In 1973 was established the Giancarlo Politi Editore, which started publishing Art Diary, a landmark for the art system with the addresses and the contacts of institutions, museum, galleries, art critics and artists.

In 1980 the editorial board started to give increasing attention to the New York City art scene; Thomas Lawson reviewed on David Salle at Larry Gagosian Gallery / Nosei-Weber / The Kitchen as well as the famous "Three Cs" (Chia, Clemente and Cucchi) at Sperone Westwater Fisher, helping to bring the central figures of the Transavanguardia to public attention.

Jeff Koons independently published his iconic, color lithograph advertisements in 1988 in Flash Art along with Artforum and Art in America, advertisements that later became famous for being "deliberately provocative, questioning the merits of 'high art', whilst also endorsing popular culture." "With slogans such as "Exploit the Masses / Banality as Saviour", the ads reflected Koons desire to 'remove bourgeois guilt and shame in responding to banality'".

During his tenure as Flash Art U.S. Editor Massimiliano Gioni started to collaborate more and more with Maurizio Cattelan.
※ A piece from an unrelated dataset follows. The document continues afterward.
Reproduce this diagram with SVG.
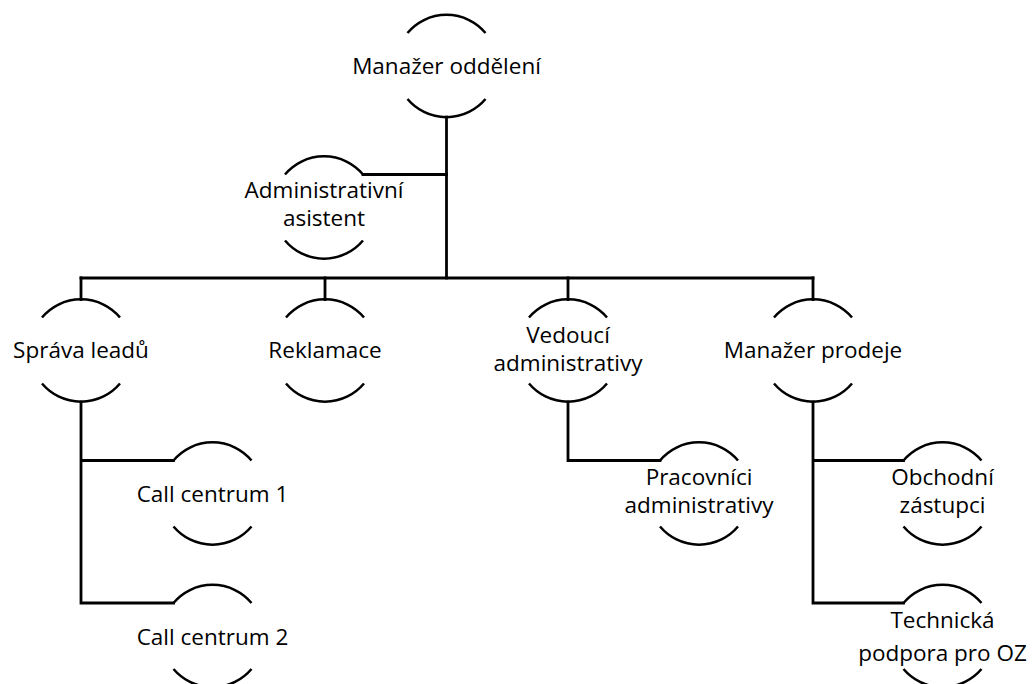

The latter continued his special relationship with Flash Art International in a series of sardonic interviews with young and promising artists. Years later, Flash Art International was featured in the form of a social-art experiment in the documentary "Maurizio Cattelan: Be Right Back" released in May 2017.

In a 2017 ARTnews feature, MoMA PS1 founder Alanna Heiss revealed that "[t]he people hired by Flash Art were always interesting because they really liked art. I was interested in their peculiar hiring policy."

Since 2015, Gea Politi is editor and head of Flash Art. Since 2019, she and Cristiano Seganfreddo are editors of the magazine, distributed in 87 countries, and of the publishing house that produces catalogues, essays, artists' books and editions, with more than 300 titles. Flash Art, since 2019, works on ad-hoc communication projects for contemporary culture, collaborating with art institutions, galleries and fashion brands along with its partner Agenzia del Contemporaneo.

==Reception==
It was described by Tony Stankus as "the confident, international journal of European and North American contemporary art" and by Publishers Weekly as a "distinguished by a cacophony of voices and congenial chaos".

== Format ==
Flash Art acquired a magazine format in 1974. The magazine was published in three languages: Italian, English and French and was divided in two main parts. In 1979 it split into two editions: Flash Art International and Flash Art Italia. After Flash Art Russia, the brand new Czechia and Slovakia edition of the magazine underlined the former USSR satellite as the new epicenter of Flash Art Eastern Europe activities.

== Books ==
Besides its magazine activities, Flash Art publishes books, monographs and catalogues, including Art Diary International, a directory that lists addresses and phone numbers of artists, critics, galleries, and museums. In 2016, Flash Art International published Chinese artist Wang Yuyang's monograph Tonight I shall meditate upon that which I am.

== Collaborators ==
Flash Art has been the first magazine that published the works or to dedicate its covers to artists such as Marina Abramović, Vito Acconci, Matthew Barney, Vanessa Beecroft, Cecily Brown, Maurizio Cattelan, Francesco Clemente, Martin Creed, John Currin, Rineke Dijkstra, Peter Halley, Eberhard Havekost, Damien Hirst, Pierre Huyghe, Jeff Koons, Sherrie Levine, Sol LeWitt, Robert Longo, Paul McCarthy, Mariko Mori, Maurizio Nannucci, Shirin Neshat, Gabriel Orozco, Charles Ray, Pipilotti Rist, Matthew Ritchie, Anri Sala, David Salle, Thomas Scheibitz, Julian Schnabel, Rudolf Stingel, Francesco Vezzoli.

Throughout its history, the magazine had had as collaborators critics and curators internationally renowned amongst which Germano Celant, Achille Bonito Oliva, Rosalind Krauss, Francesca Alinovi, Francesco Bonami, Harald Szeemann, Nicolas Bourriaud, Dan Cameron, Hans Ulrich Obrist, Benjamin Weil e Massimiliano Gioni. Today, the magazine has a network of more than two hundred collaborators among which writers, PHD and curators globally renowned by the art system, such as Andrea Bellini, Kenneth Goldsmith, Carolyn Christov-Bakargiev, Quinn Latimer, Pierre Bal-Blanc, Marina Fokidis, Chus Martínez and Vanessa Murrell.

== Other activities ==
In 1993, Politi published the catalogue of Aperto '93, a section of the Venice Biennale organized by his wife Helena Kontova. Also in 1993, Giancarlo Politi opened the Trevi Flash Art Museum in his hometown, Trevi, which hosted exhibitions of important international festivals amongst which "Prima Linea" (1993). In the 2001 Giancarlo Politi started, together with Helena Kontova, the Tirana Biennale in Albania. In 2003 they started together the Prague Biennale in the Czech Republic and they have been the directors of the first six editions (2003-2005-2007-2009-2011-2013).